With its hopes to negotiate the issue of cotton subsidies under the Doha round of trade talks dashed by the US trade representative Susan Schwab's abrupt departure just before the could come up for negotiations, Brazil is now seeking sanctions under WTO rules against the US for  subsidies to its cotton farmers.

Brazil is looking for  punitive damages of around $4 billion in trade sanctions on US imports by asking WTO to resume the arbitration process which it had held back, hoping for an amicable solution under the failed trade talks in Geneva.

Brazil, Canada and a host of African nations, were hoping to secure agreements on the US cotton subsidies issue at the Geneva mini ministerial summit in July. With Scwab's abrupt departure, the issue remained unresolved, forcing Burkina Faso's minister to beg to leave if cotton was not going to be discussed.

Since the US is unrelenting on lifting subsidies to its cotton farmers, Brazil sees no option to imposing sanctions to resolve its trade dispute with the US.

Brazil first took its case to the WTO in 2003 claiming that the US subsidies to its farmers were affecting the producers of cotton in Brazil. Despite this, the n subsidies had not been either lifted or reduced, but had risen to $12 billion since 1999, making it American cotton competitive internationally.

Brazil had now made out a case where it says that the US subsidies suppressed global cotton prices and allowed US cotton producers to control a disproportionate share of the market.

Brazil put convincing arguments that even a small drop in prices harms Brazilian producers, given their narrow profit margins, and that the US cotton producer's artificially high market share reflects the impact of these subsidies. The US is the third largest producer of cotton behind China and India, with Brazil being at the fifth.

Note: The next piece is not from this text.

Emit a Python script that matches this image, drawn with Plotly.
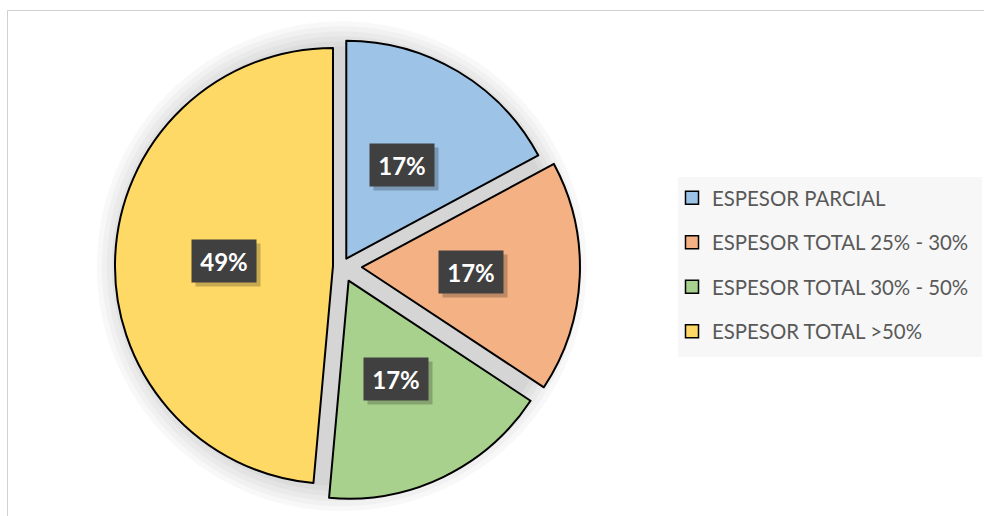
import math
import plotly.graph_objects as go

# ---- data ----
labels = ["ESPESOR PARCIAL", "ESPESOR TOTAL 25% - 30%", "ESPESOR TOTAL 30% - 50%", "ESPESOR TOTAL >50%"]
values = [6, 6, 6, 17]
colors = ["#9DC3E6", "#F4B183", "#A9D18E", "#FFD966"]
pulls = [0.041, 0.093, 0.073, 0.040]

# ---- layout geometry (pixels) ----
W, H = 984, 516
CX, CY, R = 341.7, 266.3, 218.0
FONT = "Lato"


def domain_for(radius_px, max_pull):
    side = 2 * radius_px * (1 + max_pull)
    return dict(
        x=[(CX - side / 2) / W, (CX + side / 2) / W],
        y=[1 - (CY + side / 2) / H, 1 - (CY - side / 2) / H],
    )


fig = go.Figure()

# soft shadow halo behind the pie
for extra in [27, 22, 17, 12, 7, 2]:
    fig.add_trace(go.Pie(
        values=[1], labels=["_shadow"], marker=dict(colors=["rgba(0,0,0,0.026)"], line=dict(width=0)),
        domain=domain_for(R + extra, 0), textinfo="none", hoverinfo="skip",
        showlegend=False, sort=False,
    ))

# main pie
fig.add_trace(go.Pie(
    labels=labels, values=values, sort=False, direction="clockwise", rotation=0,
    pull=pulls, marker=dict(colors=colors, line=dict(color="black", width=2)),
    textinfo="none", showlegend=False, domain=domain_for(R, max(pulls)),
))

# legend entries
for lab, col in zip(labels, colors):
    fig.add_trace(go.Scatter(
        x=[None], y=[None], mode="markers", name=lab, legendgroup=lab,
        marker=dict(symbol="square", size=13, color=col, line=dict(color="black", width=1.5)),
        hoverinfo="skip",
    ))

# percentage labels in dark boxes
total = sum(values)
cum = 0
annotations = []
for v, p in zip(values, pulls):
    mid = 2 * math.pi * (cum + v / 2) / total
    cum += v
    dist = (p + 0.5) * R
    px = CX + dist * math.sin(mid)
    py = CY - dist * math.cos(mid)
    txt = f"{round(100 * v / total)}%"
    common = dict(xref="paper", yref="paper", x=px / W, y=1 - py / H, showarrow=False,
                  xanchor="center", yanchor="middle",
                  width=58, height=36, borderpad=3)
    annotations.append(dict(common, text="", bgcolor="rgba(0,0,0,0.22)", xshift=4, yshift=-4))
    annotations.append(dict(common, text=f"<b>{txt}</b>", bgcolor="#404040",
                            font=dict(family=FONT, size=24, color="white")))

shapes = [
    dict(type="rect", xref="paper", yref="paper", x0=7.5 / W, x1=1.2, y0=-0.2, y1=1 - 10.5 / H,
         line=dict(color="#D0D0D0", width=1), fillcolor="rgba(0,0,0,0)", layer="below"),
    dict(type="rect", xref="paper", yref="paper", x0=678 / W, x1=982 / W, y0=1 - 357 / H, y1=1 - 177 / H,
         line=dict(width=0), fillcolor="#F7F7F7", layer="below"),
]

fig.update_layout(
    width=W, height=H, margin=dict(l=0, r=0, t=0, b=0),
    paper_bgcolor="white", plot_bgcolor="rgba(0,0,0,0)",
    xaxis=dict(visible=False), yaxis=dict(visible=False),
    showlegend=True,
    legend=dict(x=672 / W, y=1 - 177.9 / H, xanchor="left", yanchor="top",
                bgcolor="rgba(0,0,0,0)", traceorder="grouped", tracegroupgap=15,
                font=dict(family=FONT, size=20.4, color="#595959")),
    annotations=annotations, shapes=shapes,
)

fig.write_html(
    "out.html",
    config={"displayModeBar": False},
    post_script="document.body.style.margin='0';document.body.style.overflow='hidden';",
)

This was also the first time that the agricultural policy of a developed nation was successfully challenged at the WTO. The disastrous outcome of Doha round of trade talks held in Geneva also highlighted the fact that governments are not  willing to sacrifice the livelihoods of voters for the sake of free trade.

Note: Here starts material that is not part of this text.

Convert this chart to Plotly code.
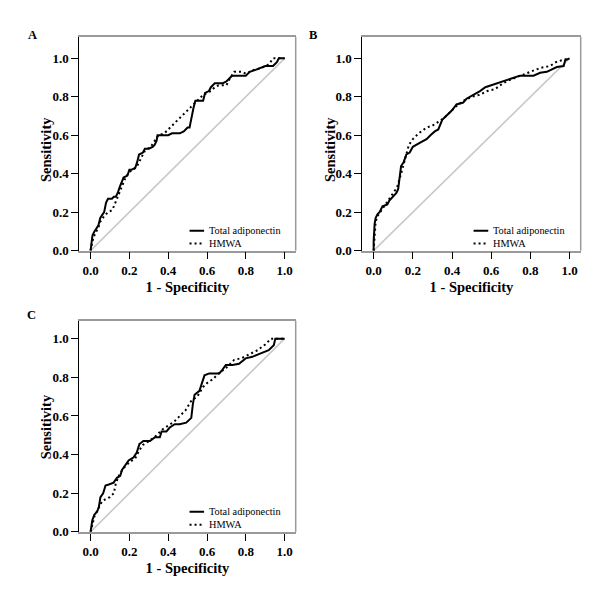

Now that the US has lost its final appeal in the case, Brazil has the right to seek WTO authorisation for retaliatory trade sanctions until Washington scraps its cotton subsidies to its farmers.

Even after losing the WTO appeal, the US  has raised cotton subsidies to its farmers by passing a legislation offering $2-$4 billion  over the next five years. The then US Agriculture Secretary Mike Johanns said that his government would work very hard to maintain payments to domestic cotton producers.

It is estimated that the collapsed Doha trade talks 10 million cotton farmers in West Africa have emerged the worst sufferers, as their produce has to competein the world markets with the subsidised US cotton.

Brazil will now have to walk the tightrope because if it does apply sanctions it has to be ready for retaliatory measures by the US.